From here we move into some lovely language – the sea ‘Spits me out grainy,/briny-eyed, starfish-limbed’ – before a jump forwards in time gives us this stunning ending: ‘Now I sleep beside a tumbler,/liquid lapping the brim.’


‘Delivery,’ similarly, begins with an everyday event, and these reflections on fertility:


When she collects,

spilling news

of her purchase –


a changing mat –

I realise she’s pregnant. Not

fat, our Kiwi at no. 23.


The opposite of what

people say about me, blooming

with my desk job diet.


The skilful shift in approach in the final sentence offers us a wonderfully evocative image, opening the poem out, and giving it a lingering power which has us coming back to it:


See the baby-grows

in rank: empty soldiers

on the washing line out back.


These exemplary shorter poems are complemented by the more sustained pieces in this artfully-sequenced collection. I was particularly taken by ‘Prep,’ a moving description of experiences at boarding school. Alongside a number of poems, including ‘The Lash Museum,’ the poem showcases the poet’s wonderfully clear eye for childhood memories. The emotive power of ‘Prep’ is maximised by its unusual focus. The poem’s first section concentrates on the trunk the speaker used to carry possessions back and forth to school, while the second section focuses on food. The poem is a sort of memoir-by-luggage-and-food then, and this unusual choice of focus really disciplines material which could be sentimental into something which is really powerful. The poem’s second section has some excellently-observed memories of childhood: ‘the thrill of Saturday movies in the boy’s halls, the gift/of changing the gears on the minibus drive/back.’ The first section is perhaps even stronger, giving that sense of lugging so much – clothes, relationships, anxiety – back and forth from home to school, which is so much a part of that experience. I loved this description of the trunk: ‘Wine-coloured, brass-tacked,/back then the trunk puff-chested a term’s worth of bedded/un-belonging.’ That verb ‘puff-chested,’ to describe the crammed trunk, but also the pride of the child heading off to school, is a delight.

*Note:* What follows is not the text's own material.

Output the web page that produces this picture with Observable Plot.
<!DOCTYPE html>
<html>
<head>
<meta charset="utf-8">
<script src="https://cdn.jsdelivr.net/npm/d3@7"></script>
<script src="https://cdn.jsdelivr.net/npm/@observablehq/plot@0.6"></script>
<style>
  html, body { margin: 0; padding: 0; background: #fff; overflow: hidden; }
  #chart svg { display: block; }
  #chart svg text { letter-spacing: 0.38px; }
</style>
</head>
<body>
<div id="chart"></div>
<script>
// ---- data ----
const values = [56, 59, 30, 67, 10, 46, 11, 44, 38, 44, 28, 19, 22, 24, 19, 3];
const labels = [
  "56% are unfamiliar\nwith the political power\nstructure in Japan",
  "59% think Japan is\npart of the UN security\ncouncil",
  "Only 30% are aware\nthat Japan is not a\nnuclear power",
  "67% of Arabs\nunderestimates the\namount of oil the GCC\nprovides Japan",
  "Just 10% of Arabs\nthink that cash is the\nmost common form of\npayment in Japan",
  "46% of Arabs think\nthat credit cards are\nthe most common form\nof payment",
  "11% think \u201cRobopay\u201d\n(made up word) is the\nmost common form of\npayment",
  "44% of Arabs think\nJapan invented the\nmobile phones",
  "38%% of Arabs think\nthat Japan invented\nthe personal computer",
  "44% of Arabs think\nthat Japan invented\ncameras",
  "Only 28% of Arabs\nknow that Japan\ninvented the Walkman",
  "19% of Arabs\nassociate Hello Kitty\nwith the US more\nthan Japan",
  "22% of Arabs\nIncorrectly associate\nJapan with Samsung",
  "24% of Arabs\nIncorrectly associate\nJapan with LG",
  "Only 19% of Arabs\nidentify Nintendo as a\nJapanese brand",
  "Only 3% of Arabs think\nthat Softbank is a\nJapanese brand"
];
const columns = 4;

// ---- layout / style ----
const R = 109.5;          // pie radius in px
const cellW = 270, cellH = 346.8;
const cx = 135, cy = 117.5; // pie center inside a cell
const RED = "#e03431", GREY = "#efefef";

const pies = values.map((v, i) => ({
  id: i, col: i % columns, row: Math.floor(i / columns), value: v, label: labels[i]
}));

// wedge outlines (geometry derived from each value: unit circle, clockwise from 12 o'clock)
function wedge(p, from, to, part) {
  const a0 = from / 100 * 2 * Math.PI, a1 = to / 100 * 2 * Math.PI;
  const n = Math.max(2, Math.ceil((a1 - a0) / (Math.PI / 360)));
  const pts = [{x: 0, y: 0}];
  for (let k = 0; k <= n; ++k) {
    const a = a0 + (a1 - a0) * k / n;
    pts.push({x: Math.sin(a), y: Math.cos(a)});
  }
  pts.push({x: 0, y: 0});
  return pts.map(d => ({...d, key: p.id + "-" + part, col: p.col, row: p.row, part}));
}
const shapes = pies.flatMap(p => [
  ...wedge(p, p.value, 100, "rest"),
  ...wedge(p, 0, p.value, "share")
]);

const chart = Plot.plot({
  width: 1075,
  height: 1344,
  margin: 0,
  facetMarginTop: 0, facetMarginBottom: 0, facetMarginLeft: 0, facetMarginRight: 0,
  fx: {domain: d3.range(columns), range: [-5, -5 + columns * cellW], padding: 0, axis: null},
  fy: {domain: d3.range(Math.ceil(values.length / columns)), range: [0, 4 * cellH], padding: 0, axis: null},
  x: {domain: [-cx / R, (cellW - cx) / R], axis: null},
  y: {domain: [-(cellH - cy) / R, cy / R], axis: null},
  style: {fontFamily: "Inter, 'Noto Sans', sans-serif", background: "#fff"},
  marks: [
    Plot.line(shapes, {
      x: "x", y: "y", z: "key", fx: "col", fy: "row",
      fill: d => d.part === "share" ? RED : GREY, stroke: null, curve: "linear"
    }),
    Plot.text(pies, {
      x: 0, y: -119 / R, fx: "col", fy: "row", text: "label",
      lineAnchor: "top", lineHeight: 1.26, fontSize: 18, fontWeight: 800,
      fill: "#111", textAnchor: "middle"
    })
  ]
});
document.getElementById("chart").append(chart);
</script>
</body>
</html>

‘The Art of War,’ a similarly sustained piece, draws on the famous Chinese military treatise to explore the realities of a contemporary relationship. The role of technology in love these days combines with the military vocabulary to strong effect: ‘I…wait for the artillery fire//of texts.’ The poem works through the anxieties of modern relationships – a borrowed laptop, speculation over engagement rings – towards this highly effective final sentence: ‘Deleting my browser history, I gather/the weapon of myself.’

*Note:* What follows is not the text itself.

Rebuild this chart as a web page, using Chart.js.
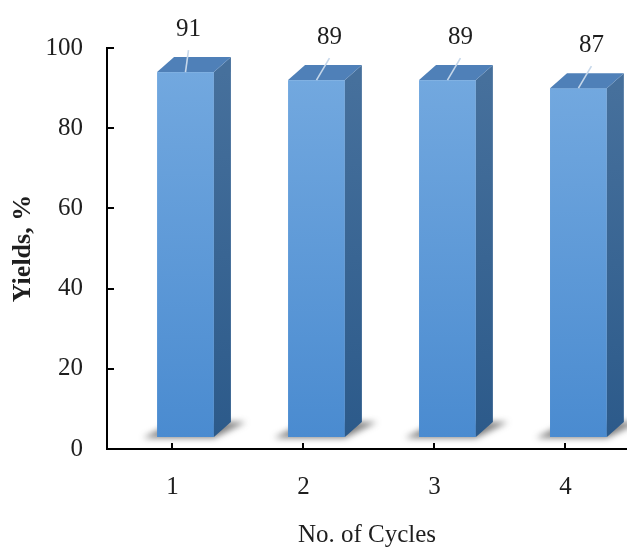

Arguably even more intriguing are the two extracts we are given from a longer sequence, ‘Sex Change Disco.’ The first fragment is full of interesting and evocative lines: ‘a bashful Jack-the-lad smirk turns Jane,’ ‘I’m swan, laying belly to riverbed,/to wet stone, wriggling//in the hour between the dog and the wolf.’ The second extract opens with these descriptions and invitation:
All the creatures of the dark visit to take a look

at her. She is illuminated – a city species – in a glowing


glass box. See her dance. See her flap




This fragment works towards another powerful and troubling ending:


They ask ‘boy or girl?’

We might have to dissect her to tell.


The notes at the back of the book tell us that these exciting fragments are part of a longer sequence, a collaboration with an artist, and one thing I wondered was whether a website link could be provided to allow the reader to see the whole sequence. In this sense, ‘Sex Change Disco’ is representative of Better Houses as a whole, as, like all the best collections, it leaves the reader wanting more. The marriage of clarity and accessibility with the highly distinctive voice which is evident in these poems, excitingly and genuinely all this author’s own, make this an accomplished and auspicious debut, and make this poet’s future work something to greatly look forward to.